In order to help CEDIA members navigate and prepare for the future, CEDIA’s Technology Advisory Group created a series of resources to look at the overarching technologies and market conditions that will affect low voltage installers for the next five years. CEDIA analyzed market research, both internal and external, and came up with some very solid conclusions.
By looking five years out, we are presenting opportunities for business owners to take a very careful look into new business opportunities and prepare a proper business plan and educate their workforce before jumping into a new technology. Before we get there, it must be stressed that knowledge is doubling every 2.5 years, so we technically only know 25% of what we will know five years from now, so there will certainly be technological and economic events which can change the outcomes significantly. That being said, with change comes exciting opportunity. Check out some of the areas that could be profitable for you to consider.
1. Home Office
Those of you working in the commercial sector have already developed your skills in creating conference rooms and the like. A new opportunity exists for you in the residential market with the emergence of the home office that allows clients to spend more time at home with their families yet continue to be productive at work.

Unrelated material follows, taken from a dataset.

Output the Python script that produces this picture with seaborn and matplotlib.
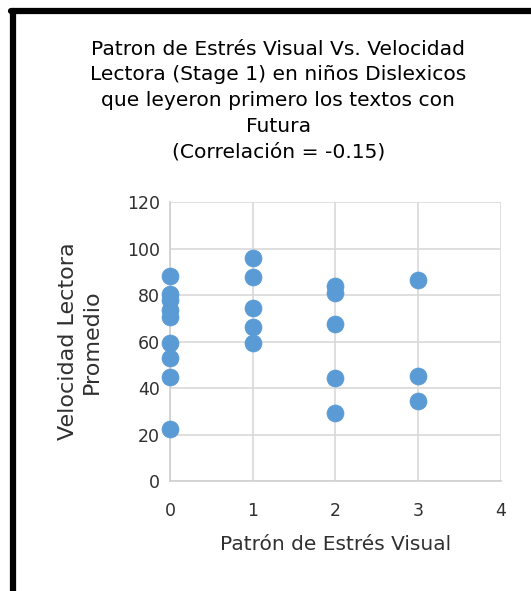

Over the next 5 years high-definition resolution and pristine sound quality will enable video conferencing in the home to evolve into home telepresence. Home offices are the low hanging fruit for you and could prove to be a foot in the door for other residential installations.
2. Digital Home Health
The home health industry is growing every day, and it will be exponentially larger in 2016. The American Society on Aging projects the aging population will grow to 72.1 million by 2030. According to AARP, 90% of baby boomers want to live in their home as they age.
Sales of digital health technology solutions and services in the U.S. will exceed $5.7 billion in 2015 – more than triple their volume in 2010, according to a report by Parks Associates. This segment represents a ripe opportunity for commercial installers looking to diversify.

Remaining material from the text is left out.